• [The task]: Print exactly the lines from the first one down to the line that contains "12000, 14000, 16000];", both included, and skip the pictures.

• [Given material]:
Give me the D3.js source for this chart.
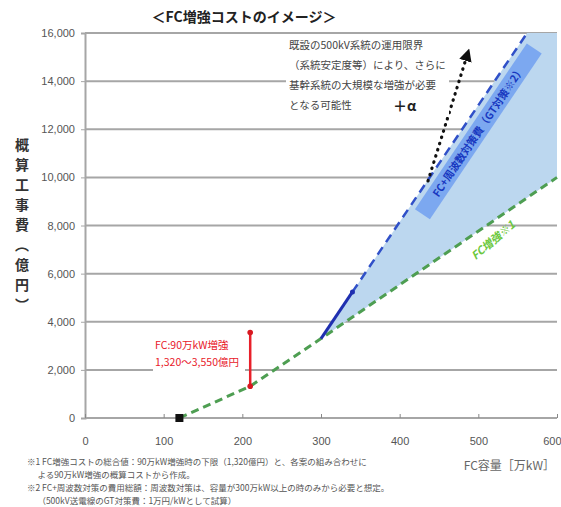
<!DOCTYPE html>
<html lang="ja">
<head>
<meta charset="utf-8">
<script src="https://cdn.jsdelivr.net/npm/d3@7/dist/d3.min.js"></script>
<style>
  html, body { margin: 0; padding: 0; background: #fff; }
  svg { display: block; font-family: "Noto Sans CJK JP", "Liberation Sans", sans-serif; }
</style>
</head>
<body>
<svg id="chart" width="561" height="507"></svg>
<script>
// Axis ticks
const xTicks = [0, 100, 200, 300, 400, 500, 600];
const yTicks = [0, 2000, 4000, 6000, 8000, 10000, 12000, 14000, 16000];

// FC増強 cost line (FC容量 [万kW], 概算工事費 [億円])
const fcLine = [[120, 0], [210, 1320], [300, 3300], [600, 10000]];
// FC + 周波数対策 line: solid part and dashed extension
const fcFreqSolid = [[300, 3300], [340, 5240]];
const fcFreqDashed = [[340, 5240], [562, 16000]];
// Shaded range between the two lines
const bandUpper = [[300, 3300], [340, 5240], [562, 16000], [600, 16000]];
const bandLower = [[300, 3300], [600, 10000]];
// 90万kW増強 cost range
const rangeX = 210;
const rangeLow = 1320;
const rangeHigh = 3550;
// Existing system point
const startPoint = [120, 0];
// "+α" arrow
const alphaArrow = [[436, 9850], [486, 15100]];

const titleText = "＜FC増強コストのイメージ＞";
const yLabel = "概算工事費（億円）";
const xLabel = "FC容量［万kW］";
const noteLines = [
  "既設の500kV系統の運用限界",
  "（系統安定度等）により、さらに",
  "基幹系統の大規模な増強が必要",
  "となる可能性"
];
const rangeLines = ["FC:90万kW増強", "1,320～3,550億円"];
const footnotes = [
  "※1 FC増強コストの総合値：90万kW増強時の下限（1,320億円）と、各案の組み合わせに",
  "　 よる90万kW増強の概算コストから作成。",
  "※2 FC+周波数対策の費用総額：周波数対策は、容量が300万kW以上の時のみから必要と想定。",
  "　 （500kV送電線のGT対策費：1万円/kWとして試算）"
];

const svg = d3.select("#chart");
const x = d3.scaleLinear().domain([0, 600]).range([85, 557]);
const y = d3.scaleLinear().domain([0, 16000]).range([418, 33]);
const line = d3.line().x(d => x(d[0])).y(d => y(d[1]));

// Title
svg.append("text").attr("x", 244).attr("y", 22).attr("text-anchor", "middle")
  .attr("font-size", 14).attr("font-weight", "bold").attr("fill", "#222").text(titleText);

// Grid lines
svg.append("g").selectAll("line").data(yTicks).join("line")
  .attr("x1", x(0)).attr("x2", x(600))
  .attr("y1", d => y(d)).attr("y2", d => y(d))
  .attr("stroke", "#a6a6a6").attr("stroke-width", 2);

// Left axis
const yAxis = d3.axisLeft(y).tickValues(yTicks).tickSize(4).tickPadding(6)
  .tickFormat(d3.format(","));
const gy = svg.append("g").attr("transform", `translate(${x(0)},0)`).call(yAxis);
gy.select(".domain").attr("stroke", "#a6a6a6").attr("stroke-width", 2);
gy.selectAll(".tick line").attr("stroke", "#a6a6a6");
gy.selectAll("text").attr("font-size", 11).attr("fill", "#555")
  .attr("font-family", "Liberation Sans, Arial, sans-serif");

// Bottom axis
const xAxis = d3.axisBottom(x).tickValues(xTicks).tickSize(-4).tickPadding(19);
const gx = svg.append("g").attr("transform", `translate(0,${y(0)})`).call(xAxis);
gx.select(".domain").remove();
gx.selectAll(".tick line").attr("stroke", "#888");
gx.selectAll("text").attr("font-size", 11).attr("fill", "#555")
  .attr("font-family", "Liberation Sans, Arial, sans-serif");
// keep the last tick label inside the frame
gx.selectAll(".tick text").filter(d => d === 600).attr("text-anchor", "end").attr("dx", 4);

// Shaded band
const bandPoly = bandUpper.concat(bandLower.slice().reverse());
svg.append("path").attr("d", line(bandPoly) + "Z").attr("fill", "#bcd7ef");

// FC増強 line
svg.append("path").attr("d", line(fcLine)).attr("fill", "none")
  .attr("stroke", "#4e9e52").attr("stroke-width", 3).attr("stroke-dasharray", "8,5");

// FC + 周波数対策 line
svg.append("path").attr("d", line(fcFreqDashed)).attr("fill", "none")
  .attr("stroke", "#3050c8").attr("stroke-width", 2.5).attr("stroke-dasharray", "9,6");
svg.append("path").attr("d", line(fcFreqSolid)).attr("fill", "none")
  .attr("stroke", "#1f2fb0").attr("stroke-width", 3);
svg.append("circle").attr("cx", x(fcFreqSolid[1][0])).attr("cy", y(fcFreqSolid[1][1]))
  .attr("r", 2.5).attr("fill", "#1f2fb0");

// Rotated label box along the upper line
{
  const p0 = [x(fcFreqDashed[0][0]), y(fcFreqDashed[0][1])];
  const p1 = [x(fcFreqDashed[1][0]), y(fcFreqDashed[1][1])];
  const ang = Math.atan2(p1[1] - p0[1], p1[0] - p0[0]) * 180 / Math.PI;
  const cx = x(500), cy = y(3300 + (500 - 300) * (16000 - 3300) / (562 - 300)) + 26;
  const g = svg.append("g").attr("transform", `translate(${cx},${cy}) rotate(${ang})`);
  g.append("rect").attr("x", -100).attr("y", -9).attr("width", 200).attr("height", 18)
    .attr("fill", "#7ca8f0");
  g.append("text").attr("x", 0).attr("y", 4).attr("text-anchor", "middle")
    .attr("font-size", 10.5).attr("font-weight", "bold").attr("fill", "#1838c0")
    .text("FC+周波数対策費（GT対策※2）");
}

// Green label just below the lower line
{
  const p0 = [x(fcLine[2][0]), y(fcLine[2][1])];
  const p1 = [x(fcLine[3][0]), y(fcLine[3][1])];
  const ang = Math.atan2(p1[1] - p0[1], p1[0] - p0[0]) * 180 / Math.PI;
  svg.append("text")
    .attr("transform", `translate(${x(522)},${y(8300) + 25}) rotate(${ang - 6})`)
    .attr("text-anchor", "middle").attr("font-size", 11).attr("font-style", "italic")
    .attr("font-weight", "bold").attr("fill", "#6cc840").text("FC増強※1");
}

// +α arrow
svg.append("defs").append("marker").attr("id", "arrowHead")
  .attr("viewBox", "0 0 10 10").attr("refX", 5).attr("refY", 5)
  .attr("markerWidth", 4).attr("markerHeight", 4).attr("orient", "auto")
  .attr("markerUnits", "strokeWidth")
  .append("path").attr("d", "M0,0 L10,5 L0,10 Z").attr("fill", "#111");
svg.append("path").attr("d", line(alphaArrow)).attr("fill", "none")
  .attr("stroke", "#111").attr("stroke-width", 3.2).attr("stroke-linecap", "round")
  .attr("stroke-dasharray", "0.5,6").attr("marker-end", "url(#arrowHead)");

// Note text block
svg.append("rect").attr("x", 286).attr("y", 37).attr("width", 163).attr("height", 80).attr("fill", "#fff");
svg.append("g").selectAll("text").data(noteLines).join("text")
  .attr("x", 289).attr("y", (d, i) => 49 + i * 20)
  .attr("font-size", 10.5).attr("fill", "#444").text(d => d);
svg.append("text").attr("x", 393).attr("y", 111).attr("font-size", 14)
  .attr("font-weight", "bold").attr("fill", "#222").text("＋α");

// Range bar at 90万kW増強
svg.append("rect").attr("x", 153).attr("y", 336).attr("width", 92).attr("height", 36).attr("fill", "#fff");
svg.append("g").selectAll("text").data(rangeLines).join("text")
  .attr("x", 155).attr("y", (d, i) => 349 + i * 17)
  .attr("font-size", 10.5).attr("fill", "#e8202a").text(d => d);
svg.append("line").attr("x1", x(rangeX)).attr("x2", x(rangeX))
  .attr("y1", y(rangeLow)).attr("y2", y(rangeHigh))
  .attr("stroke", "#e8202a").attr("stroke-width", 2.5);
svg.append("g").selectAll("circle").data([rangeLow, rangeHigh]).join("circle")
  .attr("cx", x(rangeX)).attr("cy", d => y(d)).attr("r", 2.8).attr("fill", "#d81820");

// Start point
svg.append("rect").attr("x", x(startPoint[0]) - 4).attr("y", y(startPoint[1]) - 4)
  .attr("width", 8).attr("height", 8).attr("fill", "#111");

// Axis titles
svg.append("text").attr("x", 22).attr("y", 138)
  .attr("style", "writing-mode: vertical-rl; letter-spacing: 6px;")
  .attr("font-size", 14).attr("font-weight", "bold").attr("fill", "#333").text(yLabel);
svg.append("text").attr("x", 555).attr("y", 470).attr("text-anchor", "end")
  .attr("font-size", 12).attr("fill", "#666").text(xLabel);

// Footnotes
svg.append("g").selectAll("text").data(footnotes).join("text")
  .attr("x", 27).attr("y", (d, i) => 465 + i * 13)
  .attr("font-size", 8.5).attr("fill", "#555").text(d => d);
</script>
</body>
</html>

• [Solution to the exercise]:
Give me the D3.js source for this chart.
<!DOCTYPE html>
<html lang="ja">
<head>
<meta charset="utf-8">
<script src="https://cdn.jsdelivr.net/npm/d3@7/dist/d3.min.js"></script>
<style>
  html, body { margin: 0; padding: 0; background: #fff; }
  svg { display: block; font-family: "Noto Sans CJK JP", "Liberation Sans", sans-serif; }
</style>
</head>
<body>
<svg id="chart" width="561" height="507"></svg>
<script>
// Axis ticks
const xTicks = [0, 100, 200, 300, 400, 500, 600];
const yTicks = [0, 2000, 4000, 6000, 8000, 10000, 12000, 14000, 16000];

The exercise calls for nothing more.